>> Begin Supplied data

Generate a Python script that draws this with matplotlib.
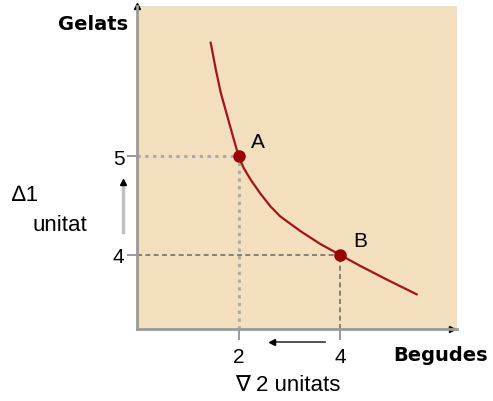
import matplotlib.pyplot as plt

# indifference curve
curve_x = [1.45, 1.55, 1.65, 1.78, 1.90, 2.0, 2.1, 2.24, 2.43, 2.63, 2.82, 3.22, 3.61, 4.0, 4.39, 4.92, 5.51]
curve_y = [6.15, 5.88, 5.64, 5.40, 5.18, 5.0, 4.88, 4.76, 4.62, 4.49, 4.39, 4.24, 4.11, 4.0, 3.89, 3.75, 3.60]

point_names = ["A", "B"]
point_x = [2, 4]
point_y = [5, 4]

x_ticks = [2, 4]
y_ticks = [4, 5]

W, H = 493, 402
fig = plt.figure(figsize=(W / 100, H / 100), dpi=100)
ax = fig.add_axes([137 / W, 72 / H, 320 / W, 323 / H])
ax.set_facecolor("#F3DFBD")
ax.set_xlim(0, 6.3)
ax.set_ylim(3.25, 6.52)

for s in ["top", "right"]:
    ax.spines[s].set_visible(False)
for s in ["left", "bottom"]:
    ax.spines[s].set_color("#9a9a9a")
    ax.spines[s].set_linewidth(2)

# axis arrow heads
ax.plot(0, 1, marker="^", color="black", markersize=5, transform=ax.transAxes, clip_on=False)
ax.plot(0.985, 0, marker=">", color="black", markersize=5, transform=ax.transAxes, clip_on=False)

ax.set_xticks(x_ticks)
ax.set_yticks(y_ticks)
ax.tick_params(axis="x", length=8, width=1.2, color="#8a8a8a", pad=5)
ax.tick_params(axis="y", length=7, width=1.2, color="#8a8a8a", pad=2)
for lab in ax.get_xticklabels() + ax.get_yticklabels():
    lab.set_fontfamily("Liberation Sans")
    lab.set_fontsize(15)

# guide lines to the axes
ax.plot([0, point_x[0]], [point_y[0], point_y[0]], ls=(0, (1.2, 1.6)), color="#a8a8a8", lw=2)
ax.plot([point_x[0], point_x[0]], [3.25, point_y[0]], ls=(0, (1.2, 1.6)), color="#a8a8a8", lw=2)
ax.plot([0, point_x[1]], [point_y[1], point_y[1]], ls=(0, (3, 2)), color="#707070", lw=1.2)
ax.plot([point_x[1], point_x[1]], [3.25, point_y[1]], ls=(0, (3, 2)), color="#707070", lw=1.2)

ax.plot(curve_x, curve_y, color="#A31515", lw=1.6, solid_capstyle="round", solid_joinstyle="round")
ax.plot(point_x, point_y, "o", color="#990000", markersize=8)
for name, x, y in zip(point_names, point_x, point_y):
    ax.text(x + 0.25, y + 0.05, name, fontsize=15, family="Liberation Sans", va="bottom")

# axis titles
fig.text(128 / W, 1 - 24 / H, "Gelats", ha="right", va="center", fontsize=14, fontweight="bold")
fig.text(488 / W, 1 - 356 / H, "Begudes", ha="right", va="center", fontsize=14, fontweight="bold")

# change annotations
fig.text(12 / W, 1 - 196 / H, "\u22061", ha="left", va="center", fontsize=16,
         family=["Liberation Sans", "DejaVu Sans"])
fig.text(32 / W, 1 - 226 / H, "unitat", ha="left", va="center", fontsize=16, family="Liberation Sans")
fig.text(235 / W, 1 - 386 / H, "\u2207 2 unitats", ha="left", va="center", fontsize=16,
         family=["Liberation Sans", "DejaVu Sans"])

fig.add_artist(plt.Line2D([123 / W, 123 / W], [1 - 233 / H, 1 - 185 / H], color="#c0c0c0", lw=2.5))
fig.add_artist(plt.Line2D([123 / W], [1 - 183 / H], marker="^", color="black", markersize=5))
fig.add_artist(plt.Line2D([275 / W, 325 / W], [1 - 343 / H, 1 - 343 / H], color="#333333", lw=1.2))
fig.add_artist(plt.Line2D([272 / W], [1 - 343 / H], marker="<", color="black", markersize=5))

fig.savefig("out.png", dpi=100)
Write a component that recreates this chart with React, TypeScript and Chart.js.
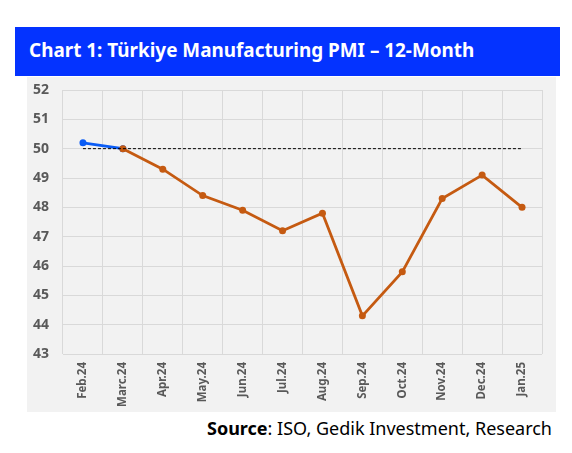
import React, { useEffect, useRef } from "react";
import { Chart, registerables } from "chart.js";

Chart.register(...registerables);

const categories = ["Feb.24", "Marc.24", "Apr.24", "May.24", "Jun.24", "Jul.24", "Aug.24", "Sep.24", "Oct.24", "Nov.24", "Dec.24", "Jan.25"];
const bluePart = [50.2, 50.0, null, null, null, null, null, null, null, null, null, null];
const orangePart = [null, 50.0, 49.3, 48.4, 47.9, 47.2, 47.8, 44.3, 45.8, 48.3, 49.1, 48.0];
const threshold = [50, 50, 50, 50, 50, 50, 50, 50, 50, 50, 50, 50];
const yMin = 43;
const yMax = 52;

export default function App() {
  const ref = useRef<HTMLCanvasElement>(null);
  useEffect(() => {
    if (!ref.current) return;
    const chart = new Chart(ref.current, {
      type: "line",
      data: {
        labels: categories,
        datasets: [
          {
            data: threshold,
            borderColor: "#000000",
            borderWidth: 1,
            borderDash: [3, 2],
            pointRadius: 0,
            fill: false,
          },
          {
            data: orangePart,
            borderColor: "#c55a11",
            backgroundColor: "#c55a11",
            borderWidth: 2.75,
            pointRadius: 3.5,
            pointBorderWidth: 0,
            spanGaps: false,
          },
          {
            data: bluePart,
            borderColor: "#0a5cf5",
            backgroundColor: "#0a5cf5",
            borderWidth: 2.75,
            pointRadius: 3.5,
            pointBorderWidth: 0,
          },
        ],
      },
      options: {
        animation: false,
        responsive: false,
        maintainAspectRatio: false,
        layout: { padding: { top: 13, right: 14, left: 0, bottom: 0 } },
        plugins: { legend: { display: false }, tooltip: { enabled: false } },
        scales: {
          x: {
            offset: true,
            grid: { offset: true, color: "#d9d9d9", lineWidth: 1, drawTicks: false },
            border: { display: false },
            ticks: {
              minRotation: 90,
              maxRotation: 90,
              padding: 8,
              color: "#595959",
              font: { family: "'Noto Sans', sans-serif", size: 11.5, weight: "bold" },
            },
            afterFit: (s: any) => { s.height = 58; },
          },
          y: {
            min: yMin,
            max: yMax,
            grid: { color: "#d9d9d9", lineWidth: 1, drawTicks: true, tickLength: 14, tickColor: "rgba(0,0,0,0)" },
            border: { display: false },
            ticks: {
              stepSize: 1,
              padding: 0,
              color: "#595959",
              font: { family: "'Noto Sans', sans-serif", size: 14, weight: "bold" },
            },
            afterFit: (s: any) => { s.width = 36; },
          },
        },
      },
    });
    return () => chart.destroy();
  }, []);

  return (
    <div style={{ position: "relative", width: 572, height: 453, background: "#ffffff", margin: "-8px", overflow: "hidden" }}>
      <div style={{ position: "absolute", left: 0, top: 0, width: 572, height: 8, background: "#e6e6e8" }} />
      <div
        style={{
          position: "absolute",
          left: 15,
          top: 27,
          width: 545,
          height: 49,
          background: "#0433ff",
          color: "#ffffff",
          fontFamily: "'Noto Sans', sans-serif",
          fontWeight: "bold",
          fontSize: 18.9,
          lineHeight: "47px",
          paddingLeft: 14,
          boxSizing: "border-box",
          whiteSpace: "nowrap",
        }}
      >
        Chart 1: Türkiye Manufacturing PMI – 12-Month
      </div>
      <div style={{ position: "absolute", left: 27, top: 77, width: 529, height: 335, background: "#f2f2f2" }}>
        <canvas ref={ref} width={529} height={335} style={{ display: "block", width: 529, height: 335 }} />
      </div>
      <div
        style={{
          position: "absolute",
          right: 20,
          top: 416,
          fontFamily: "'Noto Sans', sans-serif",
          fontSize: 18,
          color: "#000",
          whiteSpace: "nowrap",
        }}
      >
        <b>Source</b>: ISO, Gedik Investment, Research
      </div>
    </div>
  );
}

>> End Supplied data

Work instructions:
Every line above should be returned word for word, with the pictures left behind.

Task output:
Generate a Python script that draws this with matplotlib.
import matplotlib.pyplot as plt

# indifference curve
curve_x = [1.45, 1.55, 1.65, 1.78, 1.90, 2.0, 2.1, 2.24, 2.43, 2.63, 2.82, 3.22, 3.61, 4.0, 4.39, 4.92, 5.51]
curve_y = [6.15, 5.88, 5.64, 5.40, 5.18, 5.0, 4.88, 4.76, 4.62, 4.49, 4.39, 4.24, 4.11, 4.0, 3.89, 3.75, 3.60]

point_names = ["A", "B"]
point_x = [2, 4]
point_y = [5, 4]

x_ticks = [2, 4]
y_ticks = [4, 5]

W, H = 493, 402
fig = plt.figure(figsize=(W / 100, H / 100), dpi=100)
ax = fig.add_axes([137 / W, 72 / H, 320 / W, 323 / H])
ax.set_facecolor("#F3DFBD")
ax.set_xlim(0, 6.3)
ax.set_ylim(3.25, 6.52)

for s in ["top", "right"]:
    ax.spines[s].set_visible(False)
for s in ["left", "bottom"]:
    ax.spines[s].set_color("#9a9a9a")
    ax.spines[s].set_linewidth(2)

# axis arrow heads
ax.plot(0, 1, marker="^", color="black", markersize=5, transform=ax.transAxes, clip_on=False)
ax.plot(0.985, 0, marker=">", color="black", markersize=5, transform=ax.transAxes, clip_on=False)

ax.set_xticks(x_ticks)
ax.set_yticks(y_ticks)
ax.tick_params(axis="x", length=8, width=1.2, color="#8a8a8a", pad=5)
ax.tick_params(axis="y", length=7, width=1.2, color="#8a8a8a", pad=2)
for lab in ax.get_xticklabels() + ax.get_yticklabels():
    lab.set_fontfamily("Liberation Sans")
    lab.set_fontsize(15)

# guide lines to the axes
ax.plot([0, point_x[0]], [point_y[0], point_y[0]], ls=(0, (1.2, 1.6)), color="#a8a8a8", lw=2)
ax.plot([point_x[0], point_x[0]], [3.25, point_y[0]], ls=(0, (1.2, 1.6)), color="#a8a8a8", lw=2)
ax.plot([0, point_x[1]], [point_y[1], point_y[1]], ls=(0, (3, 2)), color="#707070", lw=1.2)
ax.plot([point_x[1], point_x[1]], [3.25, point_y[1]], ls=(0, (3, 2)), color="#707070", lw=1.2)

ax.plot(curve_x, curve_y, color="#A31515", lw=1.6, solid_capstyle="round", solid_joinstyle="round")
ax.plot(point_x, point_y, "o", color="#990000", markersize=8)
for name, x, y in zip(point_names, point_x, point_y):
    ax.text(x + 0.25, y + 0.05, name, fontsize=15, family="Liberation Sans", va="bottom")

# axis titles
fig.text(128 / W, 1 - 24 / H, "Gelats", ha="right", va="center", fontsize=14, fontweight="bold")
fig.text(488 / W, 1 - 356 / H, "Begudes", ha="right", va="center", fontsize=14, fontweight="bold")

# change annotations
fig.text(12 / W, 1 - 196 / H, "\u22061", ha="left", va="center", fontsize=16,
         family=["Liberation Sans", "DejaVu Sans"])
fig.text(32 / W, 1 - 226 / H, "unitat", ha="left", va="center", fontsize=16, family="Liberation Sans")
fig.text(235 / W, 1 - 386 / H, "\u2207 2 unitats", ha="left", va="center", fontsize=16,
         family=["Liberation Sans", "DejaVu Sans"])

fig.add_artist(plt.Line2D([123 / W, 123 / W], [1 - 233 / H, 1 - 185 / H], color="#c0c0c0", lw=2.5))
fig.add_artist(plt.Line2D([123 / W], [1 - 183 / H], marker="^", color="black", markersize=5))
fig.add_artist(plt.Line2D([275 / W, 325 / W], [1 - 343 / H, 1 - 343 / H], color="#333333", lw=1.2))
fig.add_artist(plt.Line2D([272 / W], [1 - 343 / H], marker="<", color="black", markersize=5))

fig.savefig("out.png", dpi=100)
Write a component that recreates this chart with React, TypeScript and Chart.js.
import React, { useEffect, useRef } from "react";
import { Chart, registerables } from "chart.js";

Chart.register(...registerables);

const categories = ["Feb.24", "Marc.24", "Apr.24", "May.24", "Jun.24", "Jul.24", "Aug.24", "Sep.24", "Oct.24", "Nov.24", "Dec.24", "Jan.25"];
const bluePart = [50.2, 50.0, null, null, null, null, null, null, null, null, null, null];
const orangePart = [null, 50.0, 49.3, 48.4, 47.9, 47.2, 47.8, 44.3, 45.8, 48.3, 49.1, 48.0];
const threshold = [50, 50, 50, 50, 50, 50, 50, 50, 50, 50, 50, 50];
const yMin = 43;
const yMax = 52;

export default function App() {
  const ref = useRef<HTMLCanvasElement>(null);
  useEffect(() => {
    if (!ref.current) return;
    const chart = new Chart(ref.current, {
      type: "line",
      data: {
        labels: categories,
        datasets: [
          {
            data: threshold,
            borderColor: "#000000",
            borderWidth: 1,
            borderDash: [3, 2],
            pointRadius: 0,
            fill: false,
          },
          {
            data: orangePart,
            borderColor: "#c55a11",
            backgroundColor: "#c55a11",
            borderWidth: 2.75,
            pointRadius: 3.5,
            pointBorderWidth: 0,
            spanGaps: false,
          },
          {
            data: bluePart,
            borderColor: "#0a5cf5",
            backgroundColor: "#0a5cf5",
            borderWidth: 2.75,
            pointRadius: 3.5,
            pointBorderWidth: 0,
          },
        ],
      },
      options: {
        animation: false,
        responsive: false,
        maintainAspectRatio: false,
        layout: { padding: { top: 13, right: 14, left: 0, bottom: 0 } },
        plugins: { legend: { display: false }, tooltip: { enabled: false } },
        scales: {
          x: {
            offset: true,
            grid: { offset: true, color: "#d9d9d9", lineWidth: 1, drawTicks: false },
            border: { display: false },
            ticks: {
              minRotation: 90,
              maxRotation: 90,
              padding: 8,
              color: "#595959",
              font: { family: "'Noto Sans', sans-serif", size: 11.5, weight: "bold" },
            },
            afterFit: (s: any) => { s.height = 58; },
          },
          y: {
            min: yMin,
            max: yMax,
            grid: { color: "#d9d9d9", lineWidth: 1, drawTicks: true, tickLength: 14, tickColor: "rgba(0,0,0,0)" },
            border: { display: false },
            ticks: {
              stepSize: 1,
              padding: 0,
              color: "#595959",
              font: { family: "'Noto Sans', sans-serif", size: 14, weight: "bold" },
            },
            afterFit: (s: any) => { s.width = 36; },
          },
        },
      },
    });
    return () => chart.destroy();
  }, []);

  return (
    <div style={{ position: "relative", width: 572, height: 453, background: "#ffffff", margin: "-8px", overflow: "hidden" }}>
      <div style={{ position: "absolute", left: 0, top: 0, width: 572, height: 8, background: "#e6e6e8" }} />
      <div
        style={{
          position: "absolute",
          left: 15,
          top: 27,
          width: 545,
          height: 49,
          background: "#0433ff",
          color: "#ffffff",
          fontFamily: "'Noto Sans', sans-serif",
          fontWeight: "bold",
          fontSize: 18.9,
          lineHeight: "47px",
          paddingLeft: 14,
          boxSizing: "border-box",
          whiteSpace: "nowrap",
        }}
      >
        Chart 1: Türkiye Manufacturing PMI – 12-Month
      </div>
      <div style={{ position: "absolute", left: 27, top: 77, width: 529, height: 335, background: "#f2f2f2" }}>
        <canvas ref={ref} width={529} height={335} style={{ display: "block", width: 529, height: 335 }} />
      </div>
      <div
        style={{
          position: "absolute",
          right: 20,
          top: 416,
          fontFamily: "'Noto Sans', sans-serif",
          fontSize: 18,
          color: "#000",
          whiteSpace: "nowrap",
        }}
      >
        <b>Source</b>: ISO, Gedik Investment, Research
      </div>
    </div>
  );
}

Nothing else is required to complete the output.